Happy 100th birth anniversary, Chitragupta!

A couple of years back, in celebration of the birth anniversary of C Ramachandra, I’d posted a selection of my favourite songs from his oeuvre. In my post, I’d described C Ramachandra as ‘underrated’ (a reflection of the fact that the average person who listens to old Hindi film music—not the diehard enthusiast who knows, or tries to know, just about every detail about the songs of yesteryears—tends to talk about ‘bigger names’ like SD Burman, Naushad, OP Nayyar, etc). A couple of readers refuted that: they said C Ramachandra wasn’t underrated; among the music directors of that period who were underrated was Chitragupta.

I may not have agreed with AK and Kersi Mistry on C Ramachandra, but I do agree about Chitragupta: very talented, and oh, so overlooked when it comes to lists of great composers. Yet, when you listen to his songs, you’ll find some of the loveliest tunes, the most nuanced of compositions. Even some immensely popular songs.
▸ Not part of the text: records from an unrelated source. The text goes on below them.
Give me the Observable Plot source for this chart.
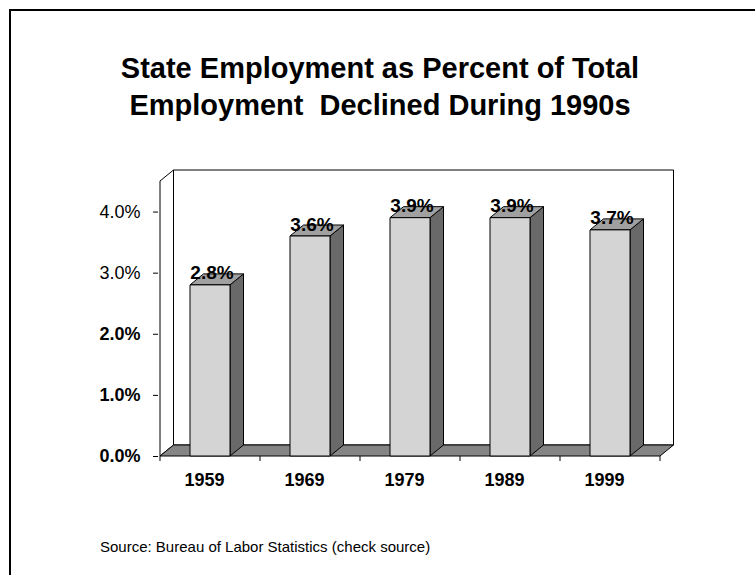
<!DOCTYPE html>
<html>
<head>
<meta charset="utf-8">
<script src="https://cdn.jsdelivr.net/npm/d3@7"></script>
<script src="https://cdn.jsdelivr.net/npm/@observablehq/plot@0.6"></script>
<style>
  html, body { margin: 0; padding: 0; background: #fff; }
  #wrap { position: relative; width: 755px; height: 575px; overflow: hidden; font-family: "Liberation Sans", Arial, sans-serif; }
  #wrap svg { position: absolute; left: 0; top: 0; }
  #frame { position: absolute; left: 9px; top: 9px; width: 800px; height: 600px; border-left: 2px solid #000; border-top: 2px solid #000; }
  #title { position: absolute; left: 0; top: 50px; width: 760px; text-align: center; font-weight: bold; font-size: 29px; line-height: 36.5px; white-space: pre; color: #000; }
  #source { position: absolute; left: 100px; top: 538px; font-size: 15px; line-height: 18px; color: #000; white-space: pre; }
</style>
</head>
<body>
<div id="wrap"></div>
<script>
// ---- data ----
const years = ["1959", "1969", "1979", "1989", "1999"];
const shares = [2.8, 3.6, 3.9, 3.9, 3.7];
const barLabels = ["2.8%", "3.6%", "3.9%", "3.9%", "3.7%"];
const yTicksNormal = [3, 4];
const yTicksBold = [0, 1, 2];
const yMax = 4.5;
const titleLines = ["State Employment as Percent of Total", "Employment  Declined During 1990s"];
const sourceText = "Source: Bureau of Labor Statistics (check source)";

const data = years.map((year, i) => ({year, share: shares[i], label: barLabels[i]}));

// ---- style constants ----
const DX = 13.5, DY = 11;          // 3D depth offset in px
const BAR_W = 40;
const FRONT = "#d4d4d4", SIDE = "#696969", TOP = "#a0a0a0", FLOOR = "#858585";

function poly(g, pts, fill) {
  g.append("polygon")
    .attr("points", pts.map(p => p.join(",")).join(" "))
    .attr("fill", fill).attr("stroke", "#000").attr("stroke-width", 1)
    .attr("stroke-linejoin", "round");
}

// back walls, floor and x ticks
function walls(index, scales) {
  const x = scales.x, y = scales.y;
  const bw = x.bandwidth();
  const x0 = x(years[0]), x1 = x(years[years.length - 1]) + bw;
  const y0 = y(0), yt = y(yMax);
  const g = d3.create("svg:g");
  poly(g, [[x0 + DX, yt - DY], [x1 + DX, yt - DY], [x1 + DX, y0 - DY], [x0 + DX, y0 - DY]], "#fff");
  poly(g, [[x0, y0], [x0, yt], [x0 + DX, yt - DY], [x0 + DX, y0 - DY]], "#fff");
  poly(g, [[x0, y0], [x1, y0], [x1 + DX, y0 - DY], [x0 + DX, y0 - DY]], FLOOR);
  const bounds = years.map(d => x(d)).concat([x1]);
  for (const b of bounds) {
    g.append("line").attr("x1", b).attr("x2", b).attr("y1", y0).attr("y2", y0 + 5)
      .attr("stroke", "#000");
  }
  return g.node();
}

// 3D bars
function bars(index, scales) {
  const x = scales.x, y = scales.y;
  const bw = x.bandwidth();
  const y0 = y(0);
  const g = d3.create("svg:g");
  for (const d of data) {
    const l = x(d.year) + (bw - BAR_W) / 2, r = l + BAR_W;
    const yv = y(d.share);
    poly(g, [[r, y0], [r + DX, y0 - DY], [r + DX, yv - DY], [r, yv]], SIDE);
    poly(g, [[l, yv], [l + DX, yv - DY], [r + DX, yv - DY], [r, yv]], TOP);
    poly(g, [[l, yv], [r, yv], [r, y0], [l, y0]], FRONT);
  }
  return g.node();
}

const fmt = d => d.toFixed(1) + "%";

const chart = Plot.plot({
  width: 755,
  height: 575,
  marginLeft: 158,
  marginRight: 93,
  marginTop: 181,
  marginBottom: 119,
  x: {type: "band", domain: years, padding: 0, axis: null},
  y: {domain: [0, yMax], axis: null},
  style: {fontFamily: "'Liberation Sans', Arial, sans-serif", background: "transparent", color: "#000"},
  marks: [
    walls,
    bars,
    Plot.axisY(yTicksNormal, {label: null, tickSize: 5, tickPadding: 13, tickFormat: fmt, fontSize: 18, fontWeight: "normal", stroke: "#000", fill: "#000"}),
    Plot.axisY(yTicksBold, {label: null, tickSize: 5, tickPadding: 13, tickFormat: fmt, fontSize: 18, fontWeight: "bold", stroke: "#000", fill: "#000"}),
    Plot.axisX(years, {label: null, tickSize: 0, tickPadding: 17, dx: -6, fontSize: 18, fontWeight: "bold", fill: "#000"}),
    Plot.text(data, {x: "year", y: "share", text: "label", lineAnchor: "bottom", dy: -6, dx: 1.5, fontSize: 19, fontWeight: "bold", fill: "#000"})
  ]
});

const wrap = document.getElementById("wrap");
wrap.appendChild(chart);
const frame = document.createElement("div");
frame.id = "frame";
wrap.appendChild(frame);
const title = document.createElement("div");
title.id = "title";
title.textContent = titleLines.join("\n");
wrap.appendChild(title);
const src = document.createElement("div");
src.id = "source";
src.textContent = sourceText;
wrap.appendChild(src);
</script>
</body>
</html>
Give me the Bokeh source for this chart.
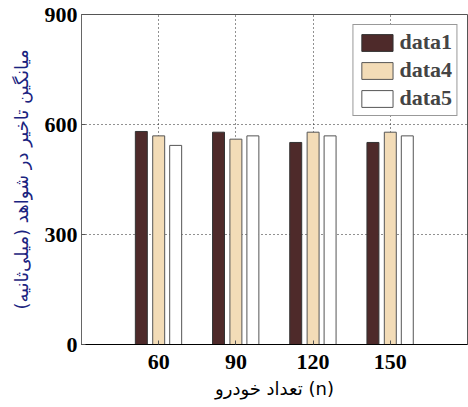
from bokeh.plotting import figure
from bokeh.models import ColumnDataSource, Range1d, FixedTicker, Legend, LegendItem
from bokeh.transform import dodge
from bokeh.embed import file_html
from bokeh.resources import INLINE

categories = ["60", "90", "120", "150"]
data1 = [581, 579, 551, 551]
data4 = [569, 560, 579, 579]
data5 = [543, 569, 569, 569]
y_ticks = [0, 300, 600, 900]

xs = list(range(1, len(categories) + 1))
src = ColumnDataSource(dict(x=xs, d1=data1, d4=data4, d5=data5))

p = figure(width=468, height=407, output_backend="svg", toolbar_location=None,
           x_range=Range1d(0, len(categories) + 1), y_range=Range1d(0, 900),
           min_border_left=81, min_border_right=1, min_border_top=14, min_border_bottom=63)
p.background_fill_color = "white"
p.border_fill_color = "white"
p.outline_line_color = "#555555"
p.outline_line_width = 1

bw = 0.155
r1 = p.vbar(x=dodge("x", -0.225, range=p.x_range), top="d1", width=bw, source=src,
            fill_color="#4e2a2a", line_color="#333333", line_width=1)
r4 = p.vbar(x=dodge("x", 0.0, range=p.x_range), top="d4", width=bw, source=src,
            fill_color="#f3dcb7", line_color="#555555", line_width=1)
r5 = p.vbar(x=dodge("x", 0.22, range=p.x_range), top="d5", width=bw, source=src,
            fill_color="white", line_color="#555555", line_width=1)

p.xaxis.ticker = FixedTicker(ticks=xs)
p.xaxis.major_label_overrides = {x: c for x, c in zip(xs, categories)}
p.yaxis.ticker = FixedTicker(ticks=y_ticks)

for ax in (p.xaxis[0], p.yaxis[0]):
    ax.major_label_text_font = "Liberation Serif"
    ax.major_label_text_font_style = "bold"
    ax.major_label_text_font_size = "22px"
    ax.major_label_text_color = "black"
    ax.major_tick_out = 0
    ax.major_tick_in = 4
    ax.minor_tick_line_color = None
    ax.major_tick_line_color = "#555555"

p.xaxis.axis_line_color = "black"
p.yaxis.axis_line_color = "#666666"
p.xaxis.major_label_standoff = 10
p.yaxis.major_label_standoff = 4

p.yaxis.axis_label = "میانگین تاخیر در شواهد (میلی‌ثانیه)"
p.yaxis.axis_label_text_font = "DejaVu Sans"
p.yaxis.axis_label_text_font_style = "normal"
p.yaxis.axis_label_text_font_size = "18px"
p.yaxis.axis_label_text_color = "#1a2380"
p.yaxis.axis_label_standoff = 10

p.xaxis.axis_label = "تعداد خودرو (n)"
p.xaxis.axis_label_text_font = "DejaVu Sans"
p.xaxis.axis_label_text_font_style = "normal"
p.xaxis.axis_label_text_font_size = "18px"
p.xaxis.axis_label_text_color = "black"
p.xaxis.axis_label_standoff = 6

p.xgrid.ticker = FixedTicker(ticks=xs)
p.ygrid.ticker = FixedTicker(ticks=y_ticks)
for g in (p.xgrid[0], p.ygrid[0]):
    g.grid_line_color = "#222222"
    g.grid_line_dash = "1 3"
    g.grid_line_width = 1

legend = Legend(items=[LegendItem(label="data1", renderers=[r1]),
                       LegendItem(label="data4", renderers=[r4]),
                       LegendItem(label="data5", renderers=[r5])],
                location="top_right")
legend.margin = 10
legend.padding = 4
legend.spacing = 2
legend.glyph_width = 39
legend.glyph_height = 21
legend.label_standoff = 3
legend.label_text_font = "Liberation Serif"
legend.label_text_font_style = "bold"
legend.label_text_font_size = "22px"
legend.label_height = 21
legend.border_line_color = "#333333"
legend.border_line_width = 1
legend.background_fill_alpha = 1.0
p.add_layout(legend)

open("out.html", "w").write(file_html(p, INLINE))
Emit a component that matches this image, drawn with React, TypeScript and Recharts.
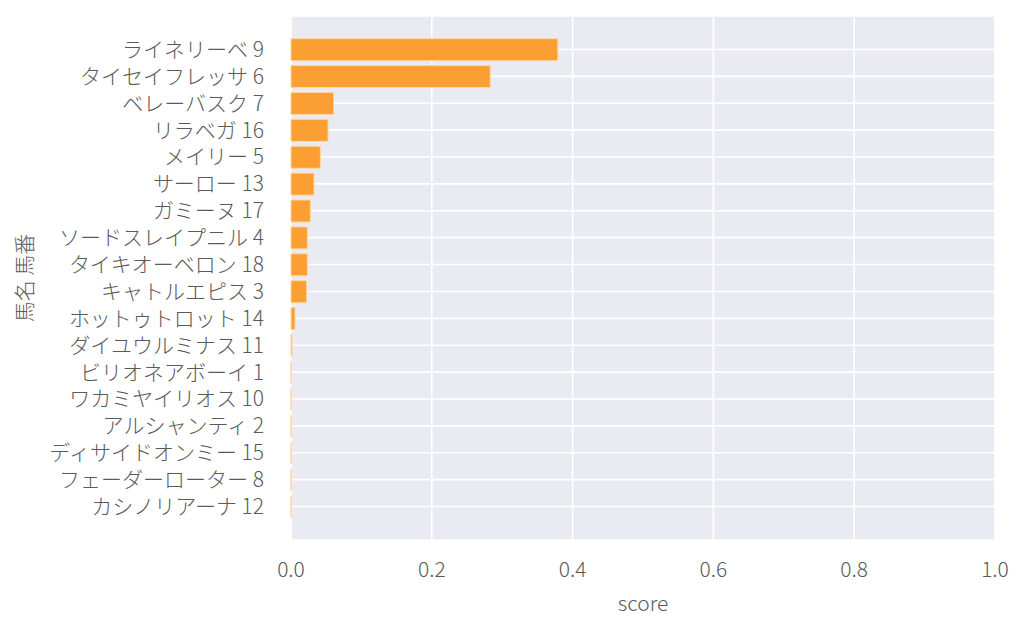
import { BarChart, Bar, XAxis, YAxis, CartesianGrid } from 'recharts';

const horses = [
  'ライネリーベ 9', 'タイセイフレッサ 6', 'ベレーバスク 7', 'リラベガ 16',
  'メイリー 5', 'サーロー 13', 'ガミーヌ 17', 'ソードスレイプニル 4',
  'タイキオーベロン 18', 'キャトルエピス 3', 'ホットゥトロット 14', 'ダイユウルミナス 11',
  'ビリオネアボーイ 1', 'ワカミヤイリオス 10', 'アルシャンティ 2', 'ディサイドオンミー 15',
  'フェーダーローター 8', 'カシノリアーナ 12',
];
const scores = [
  0.379, 0.283, 0.0606, 0.0526, 0.0417, 0.0327, 0.0275, 0.0232, 0.0232,
  0.0222, 0.0057, 0.0014, 0.0003, 0.0002, 0.0002, 0.0001, 0.0001, 0.0001,
];
const xTicks = [0, 0.2, 0.4, 0.6, 0.8, 1.0];

const data = horses.map((name, i) => ({ name, score: scores[i] }));

const font = '"Noto Sans CJK JP Light", "Noto Sans CJK JP", "Noto Sans", sans-serif';
const textColor = '#5a5a5a';

const YLabel = (props: any) => {
  const vb = props.viewBox;
  const cx = vb.x + 23;
  const cy = vb.y + vb.height / 2;
  return (
    <text x={cx} y={cy} transform={`rotate(-90, ${cx}, ${cy})`} textAnchor="middle"
      dominantBaseline="central" fontSize={21} fontWeight={300} fill={textColor} fontFamily={font}>
      馬名 馬番
    </text>
  );
};

export default function App() {
  return (
    <div style={{ position: 'absolute', left: 0, top: 0, width: 1024, height: 631, background: '#fff' }}>
      <BarChart width={1024} height={631} data={data} layout="vertical"
        margin={{ top: 16, right: 29, bottom: 0, left: 0 }} barCategoryGap="10%">
        <CartesianGrid fill="#EAEAF2" stroke="#ffffff" strokeWidth={1.6} />
        <XAxis type="number" domain={[0, 1]} ticks={xTicks} height={91}
          axisLine={false} tickLine={false} tickMargin={16}
          tickFormatter={(v: number) => v.toFixed(1)}
          tick={{ fontSize: 21, fill: textColor, fontFamily: font, fontWeight: 300 }}
          label={{ value: 'score', position: 'insideBottom', offset: 20, fontSize: 21,
            fill: textColor, fontFamily: font, fontWeight: 300 }} />
        <YAxis type="category" dataKey="name" width={291} interval={0}
          axisLine={false} tickLine={false} tickMargin={21}
          padding={{ top: 20, bottom: 20 }}
          tick={{ fontSize: 21, fill: textColor, fontFamily: font, fontWeight: 300 }}
          label={YLabel} />
        <Bar dataKey="score" fill="#fb9f33" stroke="#ffd6a0" strokeWidth={1}
          isAnimationActive={false} />
      </BarChart>
    </div>
  );
}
Born on November 16, 1917 in Gopalganj district of Bihar, Chitragupta ended up in the film industry after an initial stint as a lecturer in Patna (interestingly enough, he held a master’s degree in both journalism as well as economics). In Bombay, Chitragupta began his career as an assistant to SN Tripathi; from about 1946 onwards, he was composing on his own. He went on to compose songs for both Hindi as well as Bhojpuri cinema, right up to 1990 (he passed away in January 1991). It’s sad that more people know of Chitragupta’s sons—Anand-Milind—than they do about the duo’s much underrated but extremely talented father.